Work to be completed » With the images removed, repeat the data below exactly.
* start Stored data *
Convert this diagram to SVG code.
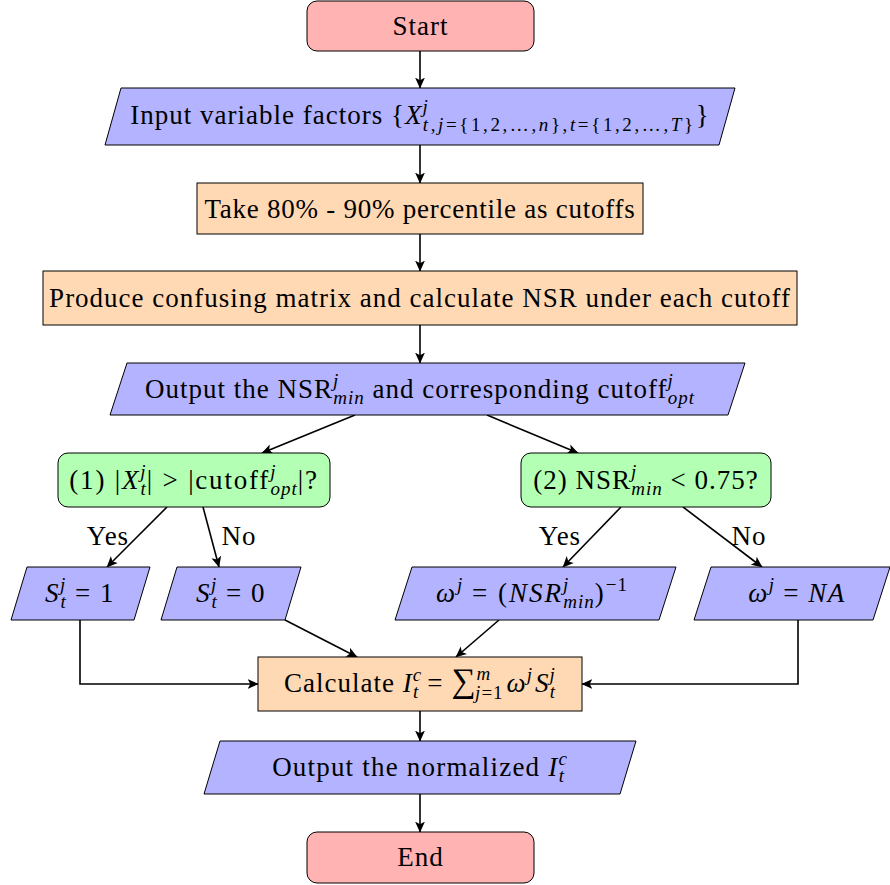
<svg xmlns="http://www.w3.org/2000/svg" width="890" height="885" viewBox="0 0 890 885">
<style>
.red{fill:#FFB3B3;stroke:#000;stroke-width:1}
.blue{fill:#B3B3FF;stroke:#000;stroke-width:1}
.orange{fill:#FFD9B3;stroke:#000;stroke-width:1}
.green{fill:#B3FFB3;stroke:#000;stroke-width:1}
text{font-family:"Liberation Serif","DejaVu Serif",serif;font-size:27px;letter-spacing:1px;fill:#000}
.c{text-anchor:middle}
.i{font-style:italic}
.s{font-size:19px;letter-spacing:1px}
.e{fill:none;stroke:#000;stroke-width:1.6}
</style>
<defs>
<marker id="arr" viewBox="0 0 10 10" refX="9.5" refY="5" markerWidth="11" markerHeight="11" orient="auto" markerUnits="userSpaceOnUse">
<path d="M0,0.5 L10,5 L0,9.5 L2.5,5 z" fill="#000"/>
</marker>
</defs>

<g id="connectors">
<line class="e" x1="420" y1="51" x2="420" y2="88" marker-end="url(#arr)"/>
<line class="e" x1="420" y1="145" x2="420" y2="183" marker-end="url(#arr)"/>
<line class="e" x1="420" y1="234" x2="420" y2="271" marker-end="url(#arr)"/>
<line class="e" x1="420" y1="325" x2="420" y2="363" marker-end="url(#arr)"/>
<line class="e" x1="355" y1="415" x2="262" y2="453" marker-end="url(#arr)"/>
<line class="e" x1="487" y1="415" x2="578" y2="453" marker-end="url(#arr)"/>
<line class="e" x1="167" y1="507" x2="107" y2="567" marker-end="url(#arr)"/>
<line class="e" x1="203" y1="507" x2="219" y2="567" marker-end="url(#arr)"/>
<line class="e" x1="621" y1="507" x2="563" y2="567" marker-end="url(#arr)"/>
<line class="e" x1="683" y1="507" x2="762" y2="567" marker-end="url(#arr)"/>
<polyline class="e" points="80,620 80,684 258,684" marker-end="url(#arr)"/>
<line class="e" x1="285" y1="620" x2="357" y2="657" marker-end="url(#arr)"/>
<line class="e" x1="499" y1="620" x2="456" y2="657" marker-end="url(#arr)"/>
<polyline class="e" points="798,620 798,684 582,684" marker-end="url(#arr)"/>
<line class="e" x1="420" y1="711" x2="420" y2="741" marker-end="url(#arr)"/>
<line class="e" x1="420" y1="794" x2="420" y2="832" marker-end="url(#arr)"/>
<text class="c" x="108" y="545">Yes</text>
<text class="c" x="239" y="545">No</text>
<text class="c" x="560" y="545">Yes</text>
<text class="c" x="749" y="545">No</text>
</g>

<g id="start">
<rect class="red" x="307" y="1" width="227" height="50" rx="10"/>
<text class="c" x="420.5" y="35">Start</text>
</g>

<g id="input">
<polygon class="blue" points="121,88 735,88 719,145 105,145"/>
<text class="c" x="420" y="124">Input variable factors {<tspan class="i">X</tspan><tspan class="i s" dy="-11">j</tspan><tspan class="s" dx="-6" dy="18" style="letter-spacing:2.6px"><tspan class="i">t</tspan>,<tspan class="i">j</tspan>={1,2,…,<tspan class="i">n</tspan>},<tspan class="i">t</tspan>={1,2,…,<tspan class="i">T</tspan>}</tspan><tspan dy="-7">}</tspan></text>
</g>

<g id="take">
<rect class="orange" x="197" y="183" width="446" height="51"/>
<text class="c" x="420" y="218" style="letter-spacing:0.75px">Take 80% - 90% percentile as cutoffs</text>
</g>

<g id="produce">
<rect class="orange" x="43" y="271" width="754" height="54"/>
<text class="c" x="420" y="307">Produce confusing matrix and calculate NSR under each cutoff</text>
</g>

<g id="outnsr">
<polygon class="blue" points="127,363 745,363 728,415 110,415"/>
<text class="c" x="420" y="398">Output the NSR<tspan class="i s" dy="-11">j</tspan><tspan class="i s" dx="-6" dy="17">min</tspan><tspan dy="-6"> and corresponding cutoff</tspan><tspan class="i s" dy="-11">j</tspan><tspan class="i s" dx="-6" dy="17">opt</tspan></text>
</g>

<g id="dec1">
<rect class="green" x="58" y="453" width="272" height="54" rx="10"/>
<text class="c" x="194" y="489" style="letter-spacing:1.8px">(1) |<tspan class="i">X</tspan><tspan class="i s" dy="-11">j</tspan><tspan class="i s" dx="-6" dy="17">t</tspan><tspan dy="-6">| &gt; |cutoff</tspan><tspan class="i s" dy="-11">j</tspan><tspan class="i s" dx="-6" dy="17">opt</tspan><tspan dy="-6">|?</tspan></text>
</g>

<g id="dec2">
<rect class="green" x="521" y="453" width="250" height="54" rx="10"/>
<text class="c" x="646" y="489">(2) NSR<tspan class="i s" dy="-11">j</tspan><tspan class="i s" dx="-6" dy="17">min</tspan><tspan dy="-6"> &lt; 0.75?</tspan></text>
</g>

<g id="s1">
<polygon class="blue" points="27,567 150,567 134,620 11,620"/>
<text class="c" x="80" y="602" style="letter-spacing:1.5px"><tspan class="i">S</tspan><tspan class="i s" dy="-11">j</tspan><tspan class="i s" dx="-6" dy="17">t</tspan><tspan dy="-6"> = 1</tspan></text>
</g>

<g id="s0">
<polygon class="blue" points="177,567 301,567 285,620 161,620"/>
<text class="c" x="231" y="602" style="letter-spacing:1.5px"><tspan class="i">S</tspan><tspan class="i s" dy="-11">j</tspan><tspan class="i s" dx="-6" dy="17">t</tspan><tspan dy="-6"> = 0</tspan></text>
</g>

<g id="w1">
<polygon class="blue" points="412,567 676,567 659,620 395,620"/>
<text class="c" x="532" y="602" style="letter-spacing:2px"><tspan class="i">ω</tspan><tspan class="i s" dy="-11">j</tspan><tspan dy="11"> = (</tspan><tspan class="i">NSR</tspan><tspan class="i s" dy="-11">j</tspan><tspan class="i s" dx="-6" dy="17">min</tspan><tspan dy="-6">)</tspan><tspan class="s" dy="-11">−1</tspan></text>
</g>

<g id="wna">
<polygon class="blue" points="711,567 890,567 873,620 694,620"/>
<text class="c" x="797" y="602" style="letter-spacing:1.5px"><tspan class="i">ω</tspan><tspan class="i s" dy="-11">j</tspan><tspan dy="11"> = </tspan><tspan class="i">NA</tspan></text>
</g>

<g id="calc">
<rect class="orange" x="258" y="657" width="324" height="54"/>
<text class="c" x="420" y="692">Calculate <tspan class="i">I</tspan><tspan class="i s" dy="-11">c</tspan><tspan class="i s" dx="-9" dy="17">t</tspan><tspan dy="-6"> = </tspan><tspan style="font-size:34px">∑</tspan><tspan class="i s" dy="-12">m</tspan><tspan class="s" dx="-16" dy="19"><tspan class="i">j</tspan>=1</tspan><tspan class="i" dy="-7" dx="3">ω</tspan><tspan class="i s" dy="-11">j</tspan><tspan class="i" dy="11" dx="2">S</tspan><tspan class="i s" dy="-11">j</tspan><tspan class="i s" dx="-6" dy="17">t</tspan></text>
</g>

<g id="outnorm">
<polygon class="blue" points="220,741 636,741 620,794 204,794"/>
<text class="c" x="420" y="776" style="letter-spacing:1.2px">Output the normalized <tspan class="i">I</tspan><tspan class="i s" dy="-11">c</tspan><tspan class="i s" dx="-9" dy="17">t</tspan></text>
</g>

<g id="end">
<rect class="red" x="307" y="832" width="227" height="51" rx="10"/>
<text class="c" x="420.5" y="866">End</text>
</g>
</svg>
* end Stored data *
Answer below »
Convert this diagram to SVG code.
<svg xmlns="http://www.w3.org/2000/svg" width="890" height="885" viewBox="0 0 890 885">
<style>
.red{fill:#FFB3B3;stroke:#000;stroke-width:1}
.blue{fill:#B3B3FF;stroke:#000;stroke-width:1}
.orange{fill:#FFD9B3;stroke:#000;stroke-width:1}
.green{fill:#B3FFB3;stroke:#000;stroke-width:1}
text{font-family:"Liberation Serif","DejaVu Serif",serif;font-size:27px;letter-spacing:1px;fill:#000}
.c{text-anchor:middle}
.i{font-style:italic}
.s{font-size:19px;letter-spacing:1px}
.e{fill:none;stroke:#000;stroke-width:1.6}
</style>
<defs>
<marker id="arr" viewBox="0 0 10 10" refX="9.5" refY="5" markerWidth="11" markerHeight="11" orient="auto" markerUnits="userSpaceOnUse">
<path d="M0,0.5 L10,5 L0,9.5 L2.5,5 z" fill="#000"/>
</marker>
</defs>

<g id="connectors">
<line class="e" x1="420" y1="51" x2="420" y2="88" marker-end="url(#arr)"/>
<line class="e" x1="420" y1="145" x2="420" y2="183" marker-end="url(#arr)"/>
<line class="e" x1="420" y1="234" x2="420" y2="271" marker-end="url(#arr)"/>
<line class="e" x1="420" y1="325" x2="420" y2="363" marker-end="url(#arr)"/>
<line class="e" x1="355" y1="415" x2="262" y2="453" marker-end="url(#arr)"/>
<line class="e" x1="487" y1="415" x2="578" y2="453" marker-end="url(#arr)"/>
<line class="e" x1="167" y1="507" x2="107" y2="567" marker-end="url(#arr)"/>
<line class="e" x1="203" y1="507" x2="219" y2="567" marker-end="url(#arr)"/>
<line class="e" x1="621" y1="507" x2="563" y2="567" marker-end="url(#arr)"/>
<line class="e" x1="683" y1="507" x2="762" y2="567" marker-end="url(#arr)"/>
<polyline class="e" points="80,620 80,684 258,684" marker-end="url(#arr)"/>
<line class="e" x1="285" y1="620" x2="357" y2="657" marker-end="url(#arr)"/>
<line class="e" x1="499" y1="620" x2="456" y2="657" marker-end="url(#arr)"/>
<polyline class="e" points="798,620 798,684 582,684" marker-end="url(#arr)"/>
<line class="e" x1="420" y1="711" x2="420" y2="741" marker-end="url(#arr)"/>
<line class="e" x1="420" y1="794" x2="420" y2="832" marker-end="url(#arr)"/>
<text class="c" x="108" y="545">Yes</text>
<text class="c" x="239" y="545">No</text>
<text class="c" x="560" y="545">Yes</text>
<text class="c" x="749" y="545">No</text>
</g>

<g id="start">
<rect class="red" x="307" y="1" width="227" height="50" rx="10"/>
<text class="c" x="420.5" y="35">Start</text>
</g>

<g id="input">
<polygon class="blue" points="121,88 735,88 719,145 105,145"/>
<text class="c" x="420" y="124">Input variable factors {<tspan class="i">X</tspan><tspan class="i s" dy="-11">j</tspan><tspan class="s" dx="-6" dy="18" style="letter-spacing:2.6px"><tspan class="i">t</tspan>,<tspan class="i">j</tspan>={1,2,…,<tspan class="i">n</tspan>},<tspan class="i">t</tspan>={1,2,…,<tspan class="i">T</tspan>}</tspan><tspan dy="-7">}</tspan></text>
</g>

<g id="take">
<rect class="orange" x="197" y="183" width="446" height="51"/>
<text class="c" x="420" y="218" style="letter-spacing:0.75px">Take 80% - 90% percentile as cutoffs</text>
</g>

<g id="produce">
<rect class="orange" x="43" y="271" width="754" height="54"/>
<text class="c" x="420" y="307">Produce confusing matrix and calculate NSR under each cutoff</text>
</g>

<g id="outnsr">
<polygon class="blue" points="127,363 745,363 728,415 110,415"/>
<text class="c" x="420" y="398">Output the NSR<tspan class="i s" dy="-11">j</tspan><tspan class="i s" dx="-6" dy="17">min</tspan><tspan dy="-6"> and corresponding cutoff</tspan><tspan class="i s" dy="-11">j</tspan><tspan class="i s" dx="-6" dy="17">opt</tspan></text>
</g>

<g id="dec1">
<rect class="green" x="58" y="453" width="272" height="54" rx="10"/>
<text class="c" x="194" y="489" style="letter-spacing:1.8px">(1) |<tspan class="i">X</tspan><tspan class="i s" dy="-11">j</tspan><tspan class="i s" dx="-6" dy="17">t</tspan><tspan dy="-6">| &gt; |cutoff</tspan><tspan class="i s" dy="-11">j</tspan><tspan class="i s" dx="-6" dy="17">opt</tspan><tspan dy="-6">|?</tspan></text>
</g>

<g id="dec2">
<rect class="green" x="521" y="453" width="250" height="54" rx="10"/>
<text class="c" x="646" y="489">(2) NSR<tspan class="i s" dy="-11">j</tspan><tspan class="i s" dx="-6" dy="17">min</tspan><tspan dy="-6"> &lt; 0.75?</tspan></text>
</g>

<g id="s1">
<polygon class="blue" points="27,567 150,567 134,620 11,620"/>
<text class="c" x="80" y="602" style="letter-spacing:1.5px"><tspan class="i">S</tspan><tspan class="i s" dy="-11">j</tspan><tspan class="i s" dx="-6" dy="17">t</tspan><tspan dy="-6"> = 1</tspan></text>
</g>

<g id="s0">
<polygon class="blue" points="177,567 301,567 285,620 161,620"/>
<text class="c" x="231" y="602" style="letter-spacing:1.5px"><tspan class="i">S</tspan><tspan class="i s" dy="-11">j</tspan><tspan class="i s" dx="-6" dy="17">t</tspan><tspan dy="-6"> = 0</tspan></text>
</g>

<g id="w1">
<polygon class="blue" points="412,567 676,567 659,620 395,620"/>
<text class="c" x="532" y="602" style="letter-spacing:2px"><tspan class="i">ω</tspan><tspan class="i s" dy="-11">j</tspan><tspan dy="11"> = (</tspan><tspan class="i">NSR</tspan><tspan class="i s" dy="-11">j</tspan><tspan class="i s" dx="-6" dy="17">min</tspan><tspan dy="-6">)</tspan><tspan class="s" dy="-11">−1</tspan></text>
</g>

<g id="wna">
<polygon class="blue" points="711,567 890,567 873,620 694,620"/>
<text class="c" x="797" y="602" style="letter-spacing:1.5px"><tspan class="i">ω</tspan><tspan class="i s" dy="-11">j</tspan><tspan dy="11"> = </tspan><tspan class="i">NA</tspan></text>
</g>

<g id="calc">
<rect class="orange" x="258" y="657" width="324" height="54"/>
<text class="c" x="420" y="692">Calculate <tspan class="i">I</tspan><tspan class="i s" dy="-11">c</tspan><tspan class="i s" dx="-9" dy="17">t</tspan><tspan dy="-6"> = </tspan><tspan style="font-size:34px">∑</tspan><tspan class="i s" dy="-12">m</tspan><tspan class="s" dx="-16" dy="19"><tspan class="i">j</tspan>=1</tspan><tspan class="i" dy="-7" dx="3">ω</tspan><tspan class="i s" dy="-11">j</tspan><tspan class="i" dy="11" dx="2">S</tspan><tspan class="i s" dy="-11">j</tspan><tspan class="i s" dx="-6" dy="17">t</tspan></text>
</g>

<g id="outnorm">
<polygon class="blue" points="220,741 636,741 620,794 204,794"/>
<text class="c" x="420" y="776" style="letter-spacing:1.2px">Output the normalized <tspan class="i">I</tspan><tspan class="i s" dy="-11">c</tspan><tspan class="i s" dx="-9" dy="17">t</tspan></text>
</g>

<g id="end">
<rect class="red" x="307" y="832" width="227" height="51" rx="10"/>
<text class="c" x="420.5" y="866">End</text>
</g>
</svg>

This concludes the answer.